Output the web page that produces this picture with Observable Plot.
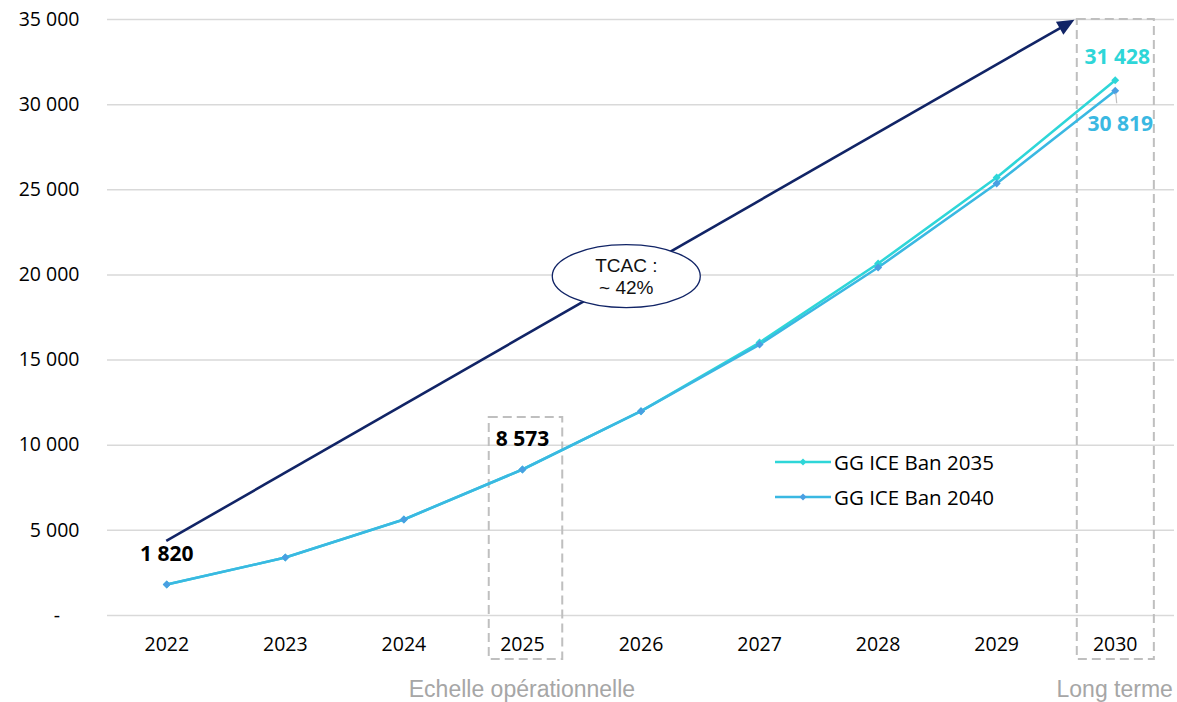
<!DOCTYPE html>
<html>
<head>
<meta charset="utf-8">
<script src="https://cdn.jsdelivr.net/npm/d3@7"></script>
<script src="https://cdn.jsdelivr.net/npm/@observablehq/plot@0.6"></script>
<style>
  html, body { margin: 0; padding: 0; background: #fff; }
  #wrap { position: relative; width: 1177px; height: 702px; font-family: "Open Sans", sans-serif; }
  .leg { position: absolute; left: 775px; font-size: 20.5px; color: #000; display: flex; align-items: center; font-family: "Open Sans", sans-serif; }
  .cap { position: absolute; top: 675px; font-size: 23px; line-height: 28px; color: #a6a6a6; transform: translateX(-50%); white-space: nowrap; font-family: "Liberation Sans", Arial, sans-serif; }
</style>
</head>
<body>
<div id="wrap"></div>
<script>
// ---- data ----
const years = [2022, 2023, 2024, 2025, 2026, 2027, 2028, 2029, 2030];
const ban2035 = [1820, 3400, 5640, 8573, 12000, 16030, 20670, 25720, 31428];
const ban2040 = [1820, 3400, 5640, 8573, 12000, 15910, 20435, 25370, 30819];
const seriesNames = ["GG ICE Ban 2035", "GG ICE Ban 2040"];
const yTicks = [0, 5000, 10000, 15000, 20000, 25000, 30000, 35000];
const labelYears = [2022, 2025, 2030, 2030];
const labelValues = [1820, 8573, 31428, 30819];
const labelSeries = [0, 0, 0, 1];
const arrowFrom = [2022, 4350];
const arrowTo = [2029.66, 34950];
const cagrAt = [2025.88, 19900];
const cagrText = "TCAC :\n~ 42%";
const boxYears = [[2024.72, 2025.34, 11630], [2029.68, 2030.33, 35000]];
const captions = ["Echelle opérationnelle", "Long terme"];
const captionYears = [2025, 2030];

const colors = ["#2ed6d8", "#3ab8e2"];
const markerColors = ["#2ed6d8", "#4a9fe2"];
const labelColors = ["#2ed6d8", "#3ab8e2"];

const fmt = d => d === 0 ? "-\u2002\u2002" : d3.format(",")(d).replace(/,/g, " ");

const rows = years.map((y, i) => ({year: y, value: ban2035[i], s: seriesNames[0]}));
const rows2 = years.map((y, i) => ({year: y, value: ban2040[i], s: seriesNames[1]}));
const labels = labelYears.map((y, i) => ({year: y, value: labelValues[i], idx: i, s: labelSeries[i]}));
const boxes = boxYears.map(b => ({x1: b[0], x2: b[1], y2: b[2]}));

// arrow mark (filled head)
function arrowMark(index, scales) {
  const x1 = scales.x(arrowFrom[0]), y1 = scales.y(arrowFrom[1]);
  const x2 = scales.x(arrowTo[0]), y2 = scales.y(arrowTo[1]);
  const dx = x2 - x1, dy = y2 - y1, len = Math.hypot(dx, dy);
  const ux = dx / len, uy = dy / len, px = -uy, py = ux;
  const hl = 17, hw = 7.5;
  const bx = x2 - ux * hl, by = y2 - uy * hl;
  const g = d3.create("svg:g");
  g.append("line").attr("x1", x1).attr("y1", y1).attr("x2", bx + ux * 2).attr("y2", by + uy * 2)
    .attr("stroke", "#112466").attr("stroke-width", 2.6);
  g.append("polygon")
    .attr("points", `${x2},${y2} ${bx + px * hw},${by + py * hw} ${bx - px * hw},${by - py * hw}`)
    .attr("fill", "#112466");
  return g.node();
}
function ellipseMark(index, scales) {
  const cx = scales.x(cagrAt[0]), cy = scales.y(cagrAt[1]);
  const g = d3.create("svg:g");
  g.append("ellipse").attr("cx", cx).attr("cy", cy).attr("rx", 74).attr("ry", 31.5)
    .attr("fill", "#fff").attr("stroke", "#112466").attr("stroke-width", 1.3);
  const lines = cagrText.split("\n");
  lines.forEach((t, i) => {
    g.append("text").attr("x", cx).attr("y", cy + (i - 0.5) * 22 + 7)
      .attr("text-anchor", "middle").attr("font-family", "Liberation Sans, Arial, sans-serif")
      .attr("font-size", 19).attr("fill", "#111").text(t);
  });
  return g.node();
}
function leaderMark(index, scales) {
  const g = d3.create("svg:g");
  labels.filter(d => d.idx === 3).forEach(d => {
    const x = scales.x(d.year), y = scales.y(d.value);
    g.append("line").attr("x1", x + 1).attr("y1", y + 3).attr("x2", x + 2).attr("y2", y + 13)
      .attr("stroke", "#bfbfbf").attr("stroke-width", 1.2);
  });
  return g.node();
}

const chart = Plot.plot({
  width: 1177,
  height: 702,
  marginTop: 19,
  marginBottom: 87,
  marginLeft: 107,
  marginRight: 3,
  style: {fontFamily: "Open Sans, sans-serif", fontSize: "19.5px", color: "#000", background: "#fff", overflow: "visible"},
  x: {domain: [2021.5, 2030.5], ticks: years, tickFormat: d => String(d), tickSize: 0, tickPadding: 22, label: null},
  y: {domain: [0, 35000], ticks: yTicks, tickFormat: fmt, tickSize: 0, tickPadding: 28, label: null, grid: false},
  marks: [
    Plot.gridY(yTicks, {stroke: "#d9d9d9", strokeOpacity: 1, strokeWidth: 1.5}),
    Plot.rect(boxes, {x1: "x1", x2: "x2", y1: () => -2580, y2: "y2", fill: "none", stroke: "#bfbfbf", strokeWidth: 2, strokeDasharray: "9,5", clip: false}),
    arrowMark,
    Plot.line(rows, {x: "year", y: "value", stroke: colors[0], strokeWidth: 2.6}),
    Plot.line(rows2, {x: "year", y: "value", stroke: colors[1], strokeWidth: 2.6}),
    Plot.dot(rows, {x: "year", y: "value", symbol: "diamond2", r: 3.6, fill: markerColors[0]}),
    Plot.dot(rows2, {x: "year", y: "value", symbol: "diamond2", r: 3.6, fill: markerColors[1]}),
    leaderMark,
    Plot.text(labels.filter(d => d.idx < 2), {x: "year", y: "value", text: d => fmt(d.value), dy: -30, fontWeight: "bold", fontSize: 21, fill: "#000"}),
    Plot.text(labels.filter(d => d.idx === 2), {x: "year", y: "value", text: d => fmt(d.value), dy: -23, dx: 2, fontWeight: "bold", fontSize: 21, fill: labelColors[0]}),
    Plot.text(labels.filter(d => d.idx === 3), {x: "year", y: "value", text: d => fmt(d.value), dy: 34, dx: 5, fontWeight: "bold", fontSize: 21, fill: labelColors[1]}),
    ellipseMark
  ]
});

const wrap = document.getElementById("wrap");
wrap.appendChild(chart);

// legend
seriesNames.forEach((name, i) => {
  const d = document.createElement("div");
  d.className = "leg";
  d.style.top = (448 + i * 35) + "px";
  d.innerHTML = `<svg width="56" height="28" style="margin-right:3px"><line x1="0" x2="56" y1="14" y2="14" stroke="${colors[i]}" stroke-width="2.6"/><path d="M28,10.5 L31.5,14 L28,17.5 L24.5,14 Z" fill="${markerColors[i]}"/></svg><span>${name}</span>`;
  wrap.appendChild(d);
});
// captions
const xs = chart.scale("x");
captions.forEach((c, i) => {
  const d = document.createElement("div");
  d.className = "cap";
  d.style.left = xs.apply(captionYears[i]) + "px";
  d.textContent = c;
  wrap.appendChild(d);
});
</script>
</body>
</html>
========
_What you need to do:_
Copy every line of the data exactly as written, excluding the pictures.

_Full answer:_
Output the web page that produces this picture with Observable Plot.
<!DOCTYPE html>
<html>
<head>
<meta charset="utf-8">
<script src="https://cdn.jsdelivr.net/npm/d3@7"></script>
<script src="https://cdn.jsdelivr.net/npm/@observablehq/plot@0.6"></script>
<style>
  html, body { margin: 0; padding: 0; background: #fff; }
  #wrap { position: relative; width: 1177px; height: 702px; font-family: "Open Sans", sans-serif; }
  .leg { position: absolute; left: 775px; font-size: 20.5px; color: #000; display: flex; align-items: center; font-family: "Open Sans", sans-serif; }
  .cap { position: absolute; top: 675px; font-size: 23px; line-height: 28px; color: #a6a6a6; transform: translateX(-50%); white-space: nowrap; font-family: "Liberation Sans", Arial, sans-serif; }
</style>
</head>
<body>
<div id="wrap"></div>
<script>
// ---- data ----
const years = [2022, 2023, 2024, 2025, 2026, 2027, 2028, 2029, 2030];
const ban2035 = [1820, 3400, 5640, 8573, 12000, 16030, 20670, 25720, 31428];
const ban2040 = [1820, 3400, 5640, 8573, 12000, 15910, 20435, 25370, 30819];
const seriesNames = ["GG ICE Ban 2035", "GG ICE Ban 2040"];
const yTicks = [0, 5000, 10000, 15000, 20000, 25000, 30000, 35000];
const labelYears = [2022, 2025, 2030, 2030];
const labelValues = [1820, 8573, 31428, 30819];
const labelSeries = [0, 0, 0, 1];
const arrowFrom = [2022, 4350];
const arrowTo = [2029.66, 34950];
const cagrAt = [2025.88, 19900];
const cagrText = "TCAC :\n~ 42%";
const boxYears = [[2024.72, 2025.34, 11630], [2029.68, 2030.33, 35000]];
const captions = ["Echelle opérationnelle", "Long terme"];
const captionYears = [2025, 2030];

const colors = ["#2ed6d8", "#3ab8e2"];
const markerColors = ["#2ed6d8", "#4a9fe2"];
const labelColors = ["#2ed6d8", "#3ab8e2"];

const fmt = d => d === 0 ? "-\u2002\u2002" : d3.format(",")(d).replace(/,/g, " ");

const rows = years.map((y, i) => ({year: y, value: ban2035[i], s: seriesNames[0]}));
const rows2 = years.map((y, i) => ({year: y, value: ban2040[i], s: seriesNames[1]}));
const labels = labelYears.map((y, i) => ({year: y, value: labelValues[i], idx: i, s: labelSeries[i]}));
const boxes = boxYears.map(b => ({x1: b[0], x2: b[1], y2: b[2]}));

// arrow mark (filled head)
function arrowMark(index, scales) {
  const x1 = scales.x(arrowFrom[0]), y1 = scales.y(arrowFrom[1]);
  const x2 = scales.x(arrowTo[0]), y2 = scales.y(arrowTo[1]);
  const dx = x2 - x1, dy = y2 - y1, len = Math.hypot(dx, dy);
  const ux = dx / len, uy = dy / len, px = -uy, py = ux;
  const hl = 17, hw = 7.5;
  const bx = x2 - ux * hl, by = y2 - uy * hl;
  const g = d3.create("svg:g");
  g.append("line").attr("x1", x1).attr("y1", y1).attr("x2", bx + ux * 2).attr("y2", by + uy * 2)
    .attr("stroke", "#112466").attr("stroke-width", 2.6);
  g.append("polygon")
    .attr("points", `${x2},${y2} ${bx + px * hw},${by + py * hw} ${bx - px * hw},${by - py * hw}`)
    .attr("fill", "#112466");
  return g.node();
}
function ellipseMark(index, scales) {
  const cx = scales.x(cagrAt[0]), cy = scales.y(cagrAt[1]);
  const g = d3.create("svg:g");
  g.append("ellipse").attr("cx", cx).attr("cy", cy).attr("rx", 74).attr("ry", 31.5)
    .attr("fill", "#fff").attr("stroke", "#112466").attr("stroke-width", 1.3);
  const lines = cagrText.split("\n");
  lines.forEach((t, i) => {
    g.append("text").attr("x", cx).attr("y", cy + (i - 0.5) * 22 + 7)
      .attr("text-anchor", "middle").attr("font-family", "Liberation Sans, Arial, sans-serif")
      .attr("font-size", 19).attr("fill", "#111").text(t);
  });
  return g.node();
}
function leaderMark(index, scales) {
  const g = d3.create("svg:g");
  labels.filter(d => d.idx === 3).forEach(d => {
    const x = scales.x(d.year), y = scales.y(d.value);
    g.append("line").attr("x1", x + 1).attr("y1", y + 3).attr("x2", x + 2).attr("y2", y + 13)
      .attr("stroke", "#bfbfbf").attr("stroke-width", 1.2);
  });
  return g.node();
}

const chart = Plot.plot({
  width: 1177,
  height: 702,
  marginTop: 19,
  marginBottom: 87,
  marginLeft: 107,
  marginRight: 3,
  style: {fontFamily: "Open Sans, sans-serif", fontSize: "19.5px", color: "#000", background: "#fff", overflow: "visible"},
  x: {domain: [2021.5, 2030.5], ticks: years, tickFormat: d => String(d), tickSize: 0, tickPadding: 22, label: null},
  y: {domain: [0, 35000], ticks: yTicks, tickFormat: fmt, tickSize: 0, tickPadding: 28, label: null, grid: false},
  marks: [
    Plot.gridY(yTicks, {stroke: "#d9d9d9", strokeOpacity: 1, strokeWidth: 1.5}),
    Plot.rect(boxes, {x1: "x1", x2: "x2", y1: () => -2580, y2: "y2", fill: "none", stroke: "#bfbfbf", strokeWidth: 2, strokeDasharray: "9,5", clip: false}),
    arrowMark,
    Plot.line(rows, {x: "year", y: "value", stroke: colors[0], strokeWidth: 2.6}),
    Plot.line(rows2, {x: "year", y: "value", stroke: colors[1], strokeWidth: 2.6}),
    Plot.dot(rows, {x: "year", y: "value", symbol: "diamond2", r: 3.6, fill: markerColors[0]}),
    Plot.dot(rows2, {x: "year", y: "value", symbol: "diamond2", r: 3.6, fill: markerColors[1]}),
    leaderMark,
    Plot.text(labels.filter(d => d.idx < 2), {x: "year", y: "value", text: d => fmt(d.value), dy: -30, fontWeight: "bold", fontSize: 21, fill: "#000"}),
    Plot.text(labels.filter(d => d.idx === 2), {x: "year", y: "value", text: d => fmt(d.value), dy: -23, dx: 2, fontWeight: "bold", fontSize: 21, fill: labelColors[0]}),
    Plot.text(labels.filter(d => d.idx === 3), {x: "year", y: "value", text: d => fmt(d.value), dy: 34, dx: 5, fontWeight: "bold", fontSize: 21, fill: labelColors[1]}),
    ellipseMark
  ]
});

const wrap = document.getElementById("wrap");
wrap.appendChild(chart);

// legend
seriesNames.forEach((name, i) => {
  const d = document.createElement("div");
  d.className = "leg";
  d.style.top = (448 + i * 35) + "px";
  d.innerHTML = `<svg width="56" height="28" style="margin-right:3px"><line x1="0" x2="56" y1="14" y2="14" stroke="${colors[i]}" stroke-width="2.6"/><path d="M28,10.5 L31.5,14 L28,17.5 L24.5,14 Z" fill="${markerColors[i]}"/></svg><span>${name}</span>`;
  wrap.appendChild(d);
});
// captions
const xs = chart.scale("x");
captions.forEach((c, i) => {
  const d = document.createElement("div");
  d.className = "cap";
  d.style.left = xs.apply(captionYears[i]) + "px";
  d.textContent = c;
  wrap.appendChild(d);
});
</script>
</body>
</html>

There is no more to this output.